Both sides can agree, then, that Romneycare, as a state regulation of its health care industry, will stand even if Obamacare falls.
But an unscathed Massachusetts mandate -- and any state laws that might follow in the federal mandate's demise -- would hardly subdue the sense among the Affordable Care Act's supporters that the Roberts Court, with its five Republican appointees, is the most radically conservative Supreme Court since the 1930s.
Obama's reference to Lochner served to limit the scope of his comments on Monday, when he expressed his confidence that "an unelected group of people" would not take the "unprecedented, extraordinary step of overturning a law that was passed by a strong majority of a democratically elected Congress." That statement still set off a firestorm over whether he was denying the Supreme Court's power, accepted since the 1803 case of Marbury v. Madison, to do just that.
On Tuesday, a federal appeals court in Texas, hearing argument over another provision of the Affordable Care Act, demanded from the Department of Justice a three-page, single-spaced letter "stating specifically and in detail in reference to [the president's Monday] statements what the authority is of the federal courts in this regard in terms of judicial review." Judge Jerry Smith, who issued the highly unusual order, is a Republican appointee, as are the other two judges on the panel.
The Obama administration, for its part, doubled down on referencing Lochner to shape the constitutional and political narrative while the justices draft their opinions behind closed doors. At a briefing on Wednesday, White House Press Secretary Jay Carney used the term four times.

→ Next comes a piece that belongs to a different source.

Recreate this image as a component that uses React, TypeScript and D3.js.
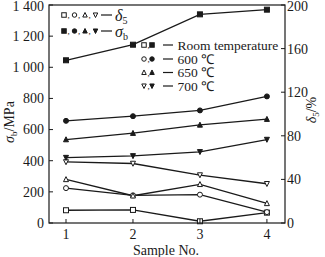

The Justice Department's letter, due on Thursday at noon to the U.S. Court of Appeals for the 5th Circuit, is expected to affirm that the Obama administration considers judicial review, in general, an uncontroversial fact of the American constitutional system. But Smith's order also presents the administration with another opportunity to impress upon the federal judiciary that a decision split sharply along partisan lines that rejected an economic regulation after three-quarters of a century of leaving Congress largely to its own devices would play poorly in the public arena.
Before last week's Supreme Court arguments, many expected that consideration would outweigh Chief Justice Roberts' gut distaste for the mandate. His Lochner comments, meant to neutralize the Obama administration's appeals to history and turn the radical into the routine, suggest otherwise.